If couples get more than three questions wrong, they’re called back for a second session known as the “Stokes interview”, where they are separated and face hours of interrogation.

Spouses are also asked to provide evidence of shared bank accounts, pictures of holidays together, years of text messages and lease agreements with both their names.

Immigration lawyer Michael Musa-Obregon said he has seen even legitimate married couples fail the test under a “Russian roulette of questioning” which has become even tougher under the Trump administration.

Newlyweds have to prove their marriage is genuine.

Newlyweds have to prove their marriage is genuine.Credit: TongRo Image Stock RF

Musa-Obregon said in his own practice he has seen immigrants – particularly those without documents – become “more proactive”  because of harsher enforcement methods used by the Department of Homeland Security.

“More people feel that. They’ve always been at risk, but more people now are afraid and motivated to seek out whatever legal recourse.”

Marriage to a US citizen is sometimes described as the “golden loophole”; a path to permanent residency in the States even if an immigrant was previously living in the country illegally.

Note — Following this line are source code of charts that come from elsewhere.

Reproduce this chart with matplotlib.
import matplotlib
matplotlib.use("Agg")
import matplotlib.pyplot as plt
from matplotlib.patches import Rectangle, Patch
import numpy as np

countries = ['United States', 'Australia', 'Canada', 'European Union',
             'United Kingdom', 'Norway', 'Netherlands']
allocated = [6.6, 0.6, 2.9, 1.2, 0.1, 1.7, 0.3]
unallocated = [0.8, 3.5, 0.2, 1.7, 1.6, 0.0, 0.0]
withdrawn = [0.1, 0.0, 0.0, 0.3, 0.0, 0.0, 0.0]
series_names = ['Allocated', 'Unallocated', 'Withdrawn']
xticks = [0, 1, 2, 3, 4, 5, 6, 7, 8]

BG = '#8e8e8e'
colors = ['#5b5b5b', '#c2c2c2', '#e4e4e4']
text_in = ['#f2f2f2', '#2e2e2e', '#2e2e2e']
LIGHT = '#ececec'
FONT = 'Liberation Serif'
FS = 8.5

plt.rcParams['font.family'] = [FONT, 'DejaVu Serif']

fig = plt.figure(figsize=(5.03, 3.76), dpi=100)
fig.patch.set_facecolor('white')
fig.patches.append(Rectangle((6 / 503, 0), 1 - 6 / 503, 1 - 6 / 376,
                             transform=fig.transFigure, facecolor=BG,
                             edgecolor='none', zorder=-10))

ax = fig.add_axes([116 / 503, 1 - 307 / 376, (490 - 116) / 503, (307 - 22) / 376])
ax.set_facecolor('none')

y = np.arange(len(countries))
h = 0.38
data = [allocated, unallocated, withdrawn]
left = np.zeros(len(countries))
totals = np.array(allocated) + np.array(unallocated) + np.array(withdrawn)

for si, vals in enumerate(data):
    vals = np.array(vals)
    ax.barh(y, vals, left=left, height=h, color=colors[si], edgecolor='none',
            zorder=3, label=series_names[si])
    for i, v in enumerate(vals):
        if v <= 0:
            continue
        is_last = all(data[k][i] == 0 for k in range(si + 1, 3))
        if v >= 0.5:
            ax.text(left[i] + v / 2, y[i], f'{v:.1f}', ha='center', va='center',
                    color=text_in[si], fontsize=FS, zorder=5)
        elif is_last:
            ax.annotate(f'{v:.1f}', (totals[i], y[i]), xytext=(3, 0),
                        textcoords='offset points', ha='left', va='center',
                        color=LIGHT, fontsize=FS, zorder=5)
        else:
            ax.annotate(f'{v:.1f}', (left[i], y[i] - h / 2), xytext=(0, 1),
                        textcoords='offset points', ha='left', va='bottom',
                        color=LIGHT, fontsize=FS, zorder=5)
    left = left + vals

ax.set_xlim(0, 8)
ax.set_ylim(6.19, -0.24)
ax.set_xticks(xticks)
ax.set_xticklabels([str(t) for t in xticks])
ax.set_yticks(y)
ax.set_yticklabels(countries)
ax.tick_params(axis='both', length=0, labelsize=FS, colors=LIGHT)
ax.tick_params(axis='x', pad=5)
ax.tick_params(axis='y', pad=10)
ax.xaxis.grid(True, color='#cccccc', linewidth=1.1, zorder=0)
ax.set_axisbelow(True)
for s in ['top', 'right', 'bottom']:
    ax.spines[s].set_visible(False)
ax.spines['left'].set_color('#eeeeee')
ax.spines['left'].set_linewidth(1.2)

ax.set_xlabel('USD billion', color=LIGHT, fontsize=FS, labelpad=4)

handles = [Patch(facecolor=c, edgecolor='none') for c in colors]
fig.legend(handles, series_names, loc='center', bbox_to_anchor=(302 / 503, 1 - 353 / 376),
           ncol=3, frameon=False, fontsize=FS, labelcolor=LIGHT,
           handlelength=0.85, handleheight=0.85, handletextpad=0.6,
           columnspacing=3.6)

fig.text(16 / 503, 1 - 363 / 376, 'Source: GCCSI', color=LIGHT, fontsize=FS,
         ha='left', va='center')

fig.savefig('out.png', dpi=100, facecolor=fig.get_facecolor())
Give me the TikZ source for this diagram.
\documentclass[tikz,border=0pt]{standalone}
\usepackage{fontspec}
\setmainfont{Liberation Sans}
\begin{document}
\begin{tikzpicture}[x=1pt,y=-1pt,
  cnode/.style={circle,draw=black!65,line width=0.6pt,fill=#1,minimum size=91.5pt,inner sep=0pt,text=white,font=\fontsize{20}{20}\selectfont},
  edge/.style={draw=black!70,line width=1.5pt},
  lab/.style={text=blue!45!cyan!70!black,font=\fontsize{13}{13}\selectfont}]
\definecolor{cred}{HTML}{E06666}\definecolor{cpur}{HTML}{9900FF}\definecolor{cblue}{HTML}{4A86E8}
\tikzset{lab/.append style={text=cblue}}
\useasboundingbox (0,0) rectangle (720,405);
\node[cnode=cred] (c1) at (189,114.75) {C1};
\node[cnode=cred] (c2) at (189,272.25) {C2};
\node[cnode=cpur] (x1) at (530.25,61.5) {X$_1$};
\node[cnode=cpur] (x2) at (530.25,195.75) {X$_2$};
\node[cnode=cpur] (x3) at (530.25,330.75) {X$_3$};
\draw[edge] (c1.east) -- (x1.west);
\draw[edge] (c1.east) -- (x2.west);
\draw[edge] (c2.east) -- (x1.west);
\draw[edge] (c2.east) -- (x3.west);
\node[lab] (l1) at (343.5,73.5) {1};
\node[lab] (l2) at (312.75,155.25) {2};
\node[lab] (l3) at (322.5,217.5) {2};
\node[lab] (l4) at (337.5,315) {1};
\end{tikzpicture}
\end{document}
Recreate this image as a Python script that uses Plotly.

Several illegal immigrants living in New York, either recently married or about to be married, told The Sunday Age they did so out of fear that the Trump administration would refuse their union because they overstayed their visas.

One of those people is Esteban*, a German-Venezuelan who came to New York on a three-month tourist visa in 2012 and has been living in the city illegally ever since. Slowly, he built a life in the US and put his entire savings into a bar.

Overstaying his tourist visa meant he was ineligible for any visa, so he couldn’t leave the country when his father in Venezuela had a stroke in December.

“My lawyer said your only option is getting married. I was like, ‘Do I want to stay in America for that long?’ Year after year, you realise: ‘I’ve been here for six years'. I own a bar, I want to open a second bar. I have to get married, I have no other option.

“I could tell you 10 people right now who’ve done it. Everybody’s doing it."

After his father’s stroke, a close female friend offered to marry him for $US10,000. Esteban must now wait two years until he is eligible to apply for a green card. In the meantime, he has a permanent resident's card but must pass the interview with his new wife.

Immigration and Customs Enforcement (ICE) considers marriage fraud a severe national security risk and is committing a growing amount of resources to combat it.

The US government has established 29 taskforces across the country to combat fraud schemes, including sham marriages, an ICE spokesman said. Five more taskforces were created in the 2017 financial year.

“Marriage fraud creates a vulnerability that may enable terrorists, criminals and illegal aliens to gain entry into the United States and remain in the country under the guise of legitimacy,” a department spokesman said.

In 2017, Homeland Security investigations initiated 1912 document and benefit fraud investigations, made 1176 arrests and received 758 convictions relating to document and benefit fraud cases. At least one woman was jailed for two years in connection to marriage fraud.

New Yorker Michaela* was 26 when she married her Brazilian friend in 2006 to save him from deportation. They divorced in 2008.

“Looking back now, I say to myself, ‘what a fool, don’t do something like that, don’t take that risk’,” she said. “It’s very 50/50, my feelings on it.

“Thankfully it all worked out and we got a divorce, no problem. It’s water under the bridge and luckily nothing happened. Would I do it again? I don’t think so.”

She tells anyone entering a sham marriage to think very carefully about the risks.

“Obviously it’s super nerve-racking because they could be like, ‘No, get out’,” Cynthia said. “One question can just f--- up everything. It’s a long process but it’s worth it in the end.”

For Esteban, overstaying his visa was the best decision he ever made.

“I’m on the thirty-somethingth floor in Wall Street overlooking Manhattan when my lawyer tells me, ‘You’ll have a temporary travel permit and a social security number within 100 days’.

“I’ve been waiting six years to hear those words.”

For Moses, the scariest thing is not lying to the government, it’s that someone who knows about his arrangement with Cynthia might tip off authorities.

“The only sure-fire way of this not blowing up in our faces is that we actually become married, and I don’t think either of us wants that,” Moses said.

“So everything is just a hope and a prayer and just trying to prep, prep, prep [for the interviews].”

Despite the immense personal risk, Moses is also standing by his friend.

“I want my friend to be here. I want her to have her business out here. I want her to be able to expand it in a way that she couldn’t.

"She’s a good girl and a great person and I’m glad to be a part of it.”

*Names changed to protect the subjects' identities.